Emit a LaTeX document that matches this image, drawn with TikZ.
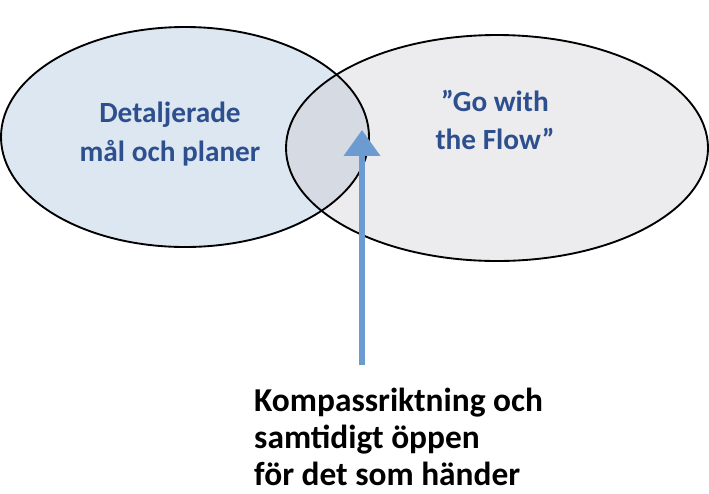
\documentclass[tikz,border=0pt]{standalone}
\usepackage{fontspec}
\setmainfont{Carlito}
\usetikzlibrary{arrows.meta}
\definecolor{leftfill}{HTML}{DDE7F2}
\definecolor{rightfill}{HTML}{ECECEF}
\definecolor{midfill}{HTML}{D5DAE3}
\definecolor{labelblue}{HTML}{2E4F8E}
\definecolor{arrowblue}{HTML}{6C9BD2}
\begin{document}
\begin{tikzpicture}[x=0.03cm, y=-0.03cm]
    \useasboundingbox (0,0) rectangle (709,493);
    \fill[leftfill] (185,137) ellipse (184 and 110);
    \fill[rightfill] (497,148) ellipse (211 and 113);
    \begin{scope}
      \clip (185,137) ellipse (184 and 110);
      \fill[midfill] (497,148) ellipse (211 and 113);
    \end{scope}
    \draw[line width=1.6pt] (185,137) ellipse (184 and 110);
    \draw[line width=1.6pt] (497,148) ellipse (211 and 113);

    \node[labelblue,font=\bfseries\fontsize{25}{33}\selectfont,align=center] (detalj) at (170,134) {Detaljerade\\mål och planer};
    \node[labelblue,font=\bfseries\fontsize{25}{33}\selectfont,align=center] (flow) at (495,120) {”Go with\\the Flow”};

    \coordinate (tail) at (362,365);
    \coordinate (tip) at (362,130);
    \draw[arrowblue,line width=5pt,-{Triangle[length=22pt,width=30pt]}] (tail) -- (tip);

    \node[font=\bfseries\fontsize{28.5}{31.5}\selectfont,align=left,anchor=north west,inner sep=0pt] (kompass) at (254,388) {Kompassriktning och\\samtidigt öppen\\för det som händer};
\end{tikzpicture}
\end{document}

━━━━━━━━

Exercise objective:
Make an exact copy of the listing above. Do not include the pictures.

Task answer:
Emit a LaTeX document that matches this image, drawn with TikZ.
\documentclass[tikz,border=0pt]{standalone}
\usepackage{fontspec}
\setmainfont{Carlito}
\usetikzlibrary{arrows.meta}
\definecolor{leftfill}{HTML}{DDE7F2}
\definecolor{rightfill}{HTML}{ECECEF}
\definecolor{midfill}{HTML}{D5DAE3}
\definecolor{labelblue}{HTML}{2E4F8E}
\definecolor{arrowblue}{HTML}{6C9BD2}
\begin{document}
\begin{tikzpicture}[x=0.03cm, y=-0.03cm]
    \useasboundingbox (0,0) rectangle (709,493);
    \fill[leftfill] (185,137) ellipse (184 and 110);
    \fill[rightfill] (497,148) ellipse (211 and 113);
    \begin{scope}
      \clip (185,137) ellipse (184 and 110);
      \fill[midfill] (497,148) ellipse (211 and 113);
    \end{scope}
    \draw[line width=1.6pt] (185,137) ellipse (184 and 110);
    \draw[line width=1.6pt] (497,148) ellipse (211 and 113);

    \node[labelblue,font=\bfseries\fontsize{25}{33}\selectfont,align=center] (detalj) at (170,134) {Detaljerade\\mål och planer};
    \node[labelblue,font=\bfseries\fontsize{25}{33}\selectfont,align=center] (flow) at (495,120) {”Go with\\the Flow”};

    \coordinate (tail) at (362,365);
    \coordinate (tip) at (362,130);
    \draw[arrowblue,line width=5pt,-{Triangle[length=22pt,width=30pt]}] (tail) -- (tip);

    \node[font=\bfseries\fontsize{28.5}{31.5}\selectfont,align=left,anchor=north west,inner sep=0pt] (kompass) at (254,388) {Kompassriktning och\\samtidigt öppen\\för det som händer};
\end{tikzpicture}
\end{document}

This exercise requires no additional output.